After Hashiro approved the $900,000 for URS, Steinberger signed off on that increase on behalf of his new company. But he first sought clearance from city attorneys since the ethics code also bans former officials for one year from representing a private employer on matters they had direct involvement in while on the public payroll.

EXCEPTIONS TO BAN

Totto pointed out an "exception to the one-year ban that allows a former city officer or employee to enter into a contract with the city to conduct work for the benefit of the city."

Totto, speaking specifically on the case because Steinberger publicly disclosed the Ethics Commission opinion, said Steinberger's action on the contract change for URS was approved because of the exception in the code.

But Totto also said his files don't make clear whether all the circumstances of the case were disclosed to his office.

"I don't have in my notes whether there was a disclosure made that he (Steinberger) signed the original contract on behalf of the city," Totto said. "That would be an important fact to know but whether it would change our advice, I'm not sure.".

Steinberger said he believed the entire history of his involvement with the Kalaheo contract had been disclosed to Totto "because I had also discussed it with the (city) Corporation Counsel."

Under the nonbid consultant contract process, companies are selected based on their qualifications to perform the work. Contract prices are negotiated after the companies are selected.

Officials of both URS and Yogi Kwong Engineers said they are fully qualified to perform the work and received the jobs solely on the basis of merit.

FIRST DIRECT CONTRACT

The value of the work Yogi Kwong received under its Kalaheo subcontracting arrangement with URS was $142,988 as of November 2005, according to invoices filed with the city.

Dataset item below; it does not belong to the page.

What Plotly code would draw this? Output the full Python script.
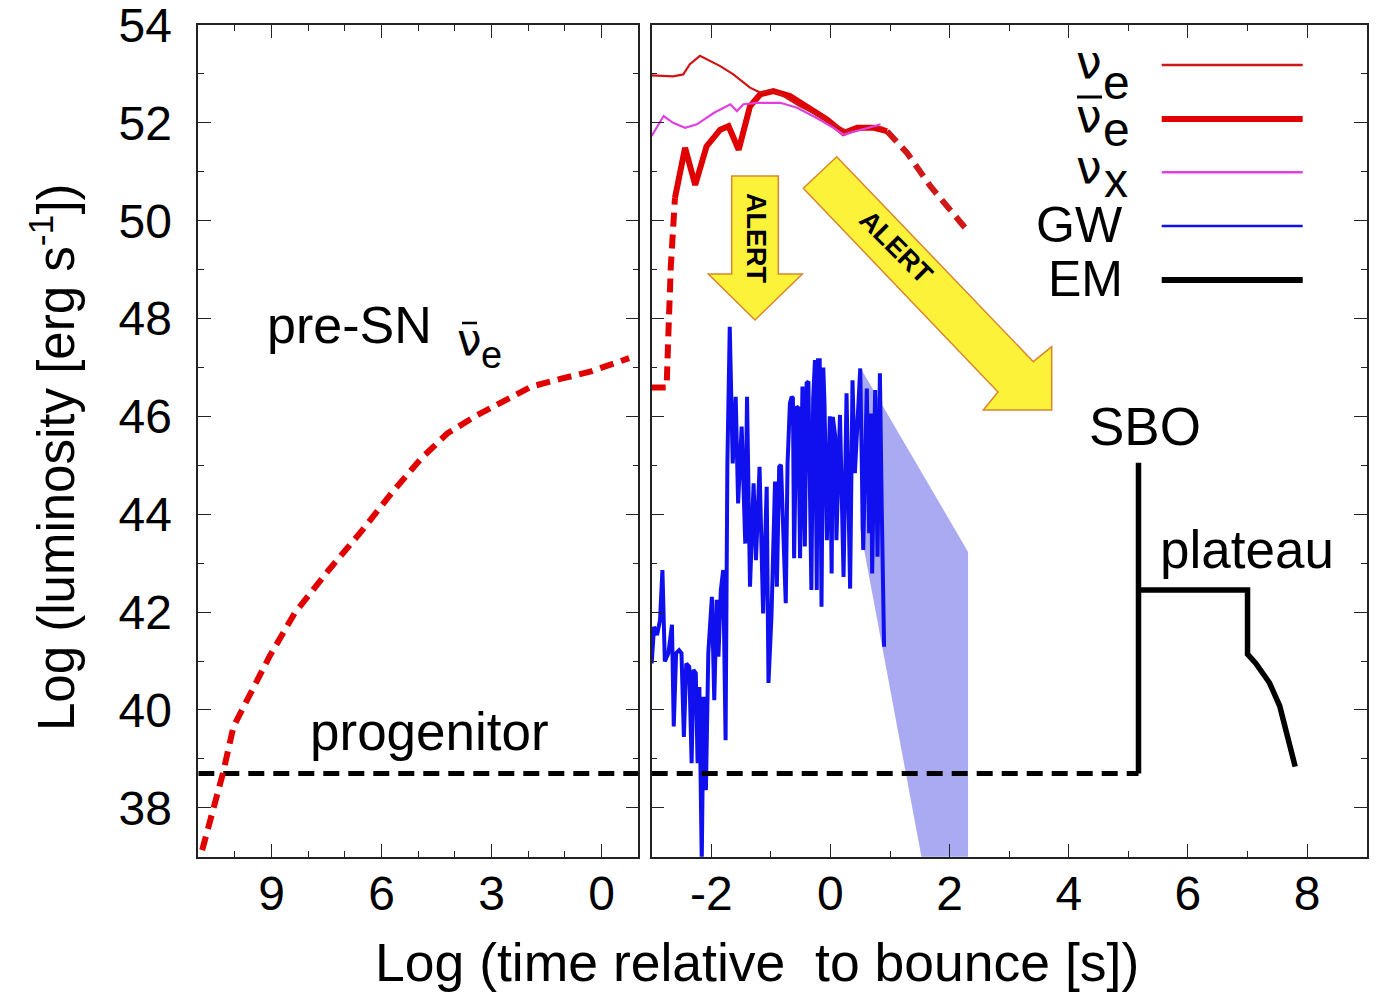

Asked for the total value of the subcontract, Yogi said: "I don't know. One of (our) problems, since we started the business (is) the accounting system, which is driving me nuts."

Yogi acknowledged it was unusual for a company like San Francisco-based URS, one of the largest engineering firms in the world, to assist a group of former employees trying to establish themselves as direct competitors to URS.

"That's true, that's true," Yogi said. "I think (URS) didn't have the resources at the time and we'd been doing such good work that the city really wanted us to continue."

In October, Yogi Kwong landed its first direct contract with the city, a nonbid job to investigate the cause of a sinkhole on Ward Avenue between Beretania and Kina'u streets.

Hashiro approved a $50,000 nonbid "emergency services" consultant contract to Yogi Kwong Engineers for the work, according to city engineer Myron Fujimoto with the Department of Design and Construction.

"We needed a geotechnical consultant to survey the underground conditions and Yogi Kwong was available," Fujimoto said.

"There were several people who came up with the selection of Yogi Kwong. Ultimately our division chief signed off on that selection and our department director (Hashiro) signed off."

Fujimoto said he had no discussions with Hashiro about the contract.